:: Exercise task ::
Restate every line of the material, word for word.

:: Source excerpt ::
□ □ □ □

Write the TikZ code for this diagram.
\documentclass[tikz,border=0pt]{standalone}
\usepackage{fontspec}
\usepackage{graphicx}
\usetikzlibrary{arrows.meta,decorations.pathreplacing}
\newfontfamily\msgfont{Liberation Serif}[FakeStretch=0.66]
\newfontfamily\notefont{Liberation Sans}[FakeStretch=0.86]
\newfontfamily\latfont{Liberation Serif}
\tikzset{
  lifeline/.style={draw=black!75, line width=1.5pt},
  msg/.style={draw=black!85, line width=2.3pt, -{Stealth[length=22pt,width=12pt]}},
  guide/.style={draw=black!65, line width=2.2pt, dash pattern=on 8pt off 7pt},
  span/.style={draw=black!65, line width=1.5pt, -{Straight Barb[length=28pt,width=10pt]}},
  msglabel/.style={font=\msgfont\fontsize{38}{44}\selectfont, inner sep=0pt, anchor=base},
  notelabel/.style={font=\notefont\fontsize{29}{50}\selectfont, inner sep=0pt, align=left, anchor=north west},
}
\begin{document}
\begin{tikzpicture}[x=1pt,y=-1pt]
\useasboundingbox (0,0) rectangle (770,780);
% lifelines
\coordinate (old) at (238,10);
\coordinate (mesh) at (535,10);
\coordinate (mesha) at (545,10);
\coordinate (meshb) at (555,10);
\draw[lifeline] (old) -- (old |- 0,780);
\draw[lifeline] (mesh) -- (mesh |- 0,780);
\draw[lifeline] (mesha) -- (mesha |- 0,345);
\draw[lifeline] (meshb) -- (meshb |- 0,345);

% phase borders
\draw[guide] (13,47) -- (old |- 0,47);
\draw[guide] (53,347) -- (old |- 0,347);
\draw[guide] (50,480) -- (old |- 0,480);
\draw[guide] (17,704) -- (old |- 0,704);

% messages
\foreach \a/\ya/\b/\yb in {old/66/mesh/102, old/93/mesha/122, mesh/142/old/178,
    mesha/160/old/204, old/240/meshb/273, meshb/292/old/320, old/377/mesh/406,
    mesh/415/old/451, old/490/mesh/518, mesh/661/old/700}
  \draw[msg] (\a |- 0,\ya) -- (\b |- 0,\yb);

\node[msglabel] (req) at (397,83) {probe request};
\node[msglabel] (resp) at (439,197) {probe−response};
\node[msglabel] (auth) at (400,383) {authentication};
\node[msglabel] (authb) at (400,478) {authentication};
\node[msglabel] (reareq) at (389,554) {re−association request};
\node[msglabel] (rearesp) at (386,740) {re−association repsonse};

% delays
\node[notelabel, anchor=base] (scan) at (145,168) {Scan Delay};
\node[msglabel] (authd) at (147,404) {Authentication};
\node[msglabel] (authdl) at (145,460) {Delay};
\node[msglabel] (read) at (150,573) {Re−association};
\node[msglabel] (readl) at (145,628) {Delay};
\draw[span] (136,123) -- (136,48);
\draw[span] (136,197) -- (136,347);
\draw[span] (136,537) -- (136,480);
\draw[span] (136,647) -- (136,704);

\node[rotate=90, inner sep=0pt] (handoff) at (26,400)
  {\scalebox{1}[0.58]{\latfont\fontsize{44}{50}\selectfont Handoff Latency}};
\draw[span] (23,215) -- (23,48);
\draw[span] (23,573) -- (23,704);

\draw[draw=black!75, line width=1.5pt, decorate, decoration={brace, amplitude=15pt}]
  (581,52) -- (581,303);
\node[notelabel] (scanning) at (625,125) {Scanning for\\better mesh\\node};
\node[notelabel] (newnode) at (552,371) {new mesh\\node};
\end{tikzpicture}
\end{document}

□ □ □ □

:: Exercise response ::
Write the TikZ code for this diagram.
\documentclass[tikz,border=0pt]{standalone}
\usepackage{fontspec}
\usepackage{graphicx}
\usetikzlibrary{arrows.meta,decorations.pathreplacing}
\newfontfamily\msgfont{Liberation Serif}[FakeStretch=0.66]
\newfontfamily\notefont{Liberation Sans}[FakeStretch=0.86]
\newfontfamily\latfont{Liberation Serif}
\tikzset{
  lifeline/.style={draw=black!75, line width=1.5pt},
  msg/.style={draw=black!85, line width=2.3pt, -{Stealth[length=22pt,width=12pt]}},
  guide/.style={draw=black!65, line width=2.2pt, dash pattern=on 8pt off 7pt},
  span/.style={draw=black!65, line width=1.5pt, -{Straight Barb[length=28pt,width=10pt]}},
  msglabel/.style={font=\msgfont\fontsize{38}{44}\selectfont, inner sep=0pt, anchor=base},
  notelabel/.style={font=\notefont\fontsize{29}{50}\selectfont, inner sep=0pt, align=left, anchor=north west},
}
\begin{document}
\begin{tikzpicture}[x=1pt,y=-1pt]
\useasboundingbox (0,0) rectangle (770,780);
% lifelines
\coordinate (old) at (238,10);
\coordinate (mesh) at (535,10);
\coordinate (mesha) at (545,10);
\coordinate (meshb) at (555,10);
\draw[lifeline] (old) -- (old |- 0,780);
\draw[lifeline] (mesh) -- (mesh |- 0,780);
\draw[lifeline] (mesha) -- (mesha |- 0,345);
\draw[lifeline] (meshb) -- (meshb |- 0,345);

% phase borders
\draw[guide] (13,47) -- (old |- 0,47);
\draw[guide] (53,347) -- (old |- 0,347);
\draw[guide] (50,480) -- (old |- 0,480);
\draw[guide] (17,704) -- (old |- 0,704);

% messages
\foreach \a/\ya/\b/\yb in {old/66/mesh/102, old/93/mesha/122, mesh/142/old/178,
    mesha/160/old/204, old/240/meshb/273, meshb/292/old/320, old/377/mesh/406,
    mesh/415/old/451, old/490/mesh/518, mesh/661/old/700}
  \draw[msg] (\a |- 0,\ya) -- (\b |- 0,\yb);

\node[msglabel] (req) at (397,83) {probe request};
\node[msglabel] (resp) at (439,197) {probe−response};
\node[msglabel] (auth) at (400,383) {authentication};
\node[msglabel] (authb) at (400,478) {authentication};
\node[msglabel] (reareq) at (389,554) {re−association request};
\node[msglabel] (rearesp) at (386,740) {re−association repsonse};

% delays
\node[notelabel, anchor=base] (scan) at (145,168) {Scan Delay};
\node[msglabel] (authd) at (147,404) {Authentication};
\node[msglabel] (authdl) at (145,460) {Delay};
\node[msglabel] (read) at (150,573) {Re−association};
\node[msglabel] (readl) at (145,628) {Delay};
\draw[span] (136,123) -- (136,48);
\draw[span] (136,197) -- (136,347);
\draw[span] (136,537) -- (136,480);
\draw[span] (136,647) -- (136,704);

\node[rotate=90, inner sep=0pt] (handoff) at (26,400)
  {\scalebox{1}[0.58]{\latfont\fontsize{44}{50}\selectfont Handoff Latency}};
\draw[span] (23,215) -- (23,48);
\draw[span] (23,573) -- (23,704);

\draw[draw=black!75, line width=1.5pt, decorate, decoration={brace, amplitude=15pt}]
  (581,52) -- (581,303);
\node[notelabel] (scanning) at (625,125) {Scanning for\\better mesh\\node};
\node[notelabel] (newnode) at (552,371) {new mesh\\node};
\end{tikzpicture}
\end{document}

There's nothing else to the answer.